ELLIOT DIRINGER, EVP, CENTER FOR CLIMATE CHANGE AND ENERGY SOLUTIONS: It was an extraordinarily complex negotiation with a lot of moving parts. Up until the last minute, there was -- there was every reason to think it could well have fallen apart.

So I think the fact that it came together is, in and of itself, a success, even if the outcome doesn`t fully satisfy anybody, and is just an enormous amount of work ahead of us.

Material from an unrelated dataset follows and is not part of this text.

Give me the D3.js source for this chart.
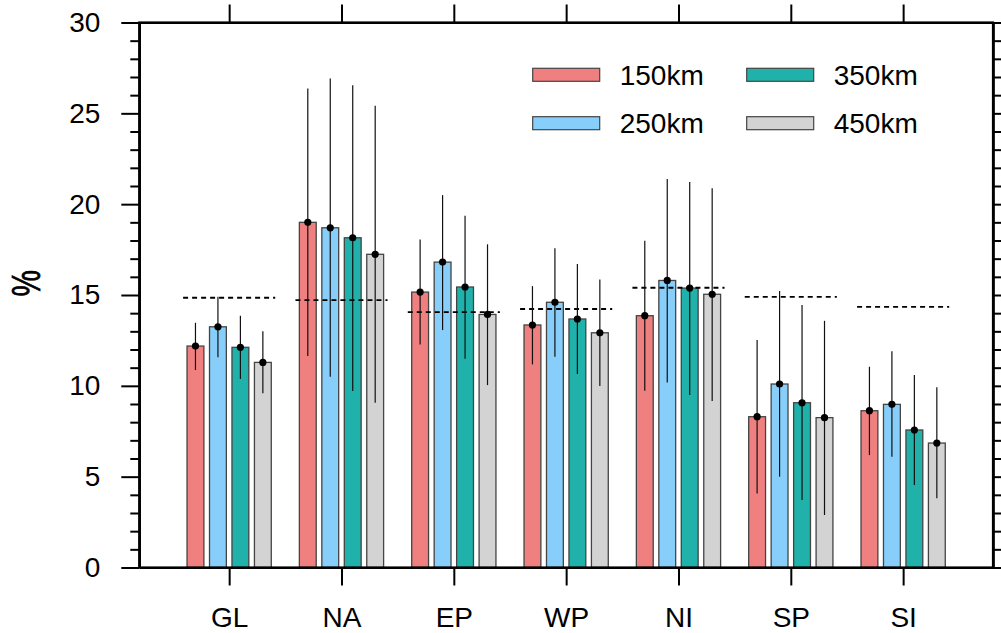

CURNOW (voice-over): Activists say the deals aren`t ambitious enough. But after years of failure, many believe there`s now a historic global commitment to tackle climate change -- Robyn Curnow, CNN, Durban, South Africa.

(END VIDEO CLIP)

AZUZ: All right. We`re going to wrap things up with some lighthearted humor today.

(BEGIN VIDEO CLIP)

AZUZ (voice-over): This is an awesome display of lights and decorations. It`s hard for the neighbors to compete. So they didn`t. The creators of the Ditto Display say they`re not being sarcastic. They just can`t keep up with the handpainted decorations and holiday music. They say their "ditto" is designed to pay tribute to the neighbors` hard work. Might not have taken as much time.

(END VIDEO CLIP)

AZUZ: . but it`s still a pretty bright idea, and one for which we "did-owe" them some recognition. Ditto -- did owe? Some of you are going to say that was pretty dim but you`re off the hook. That`s going to do it for us today. Enjoy the rest of your Monday, for CNN Student News, I`m Carl Azuz.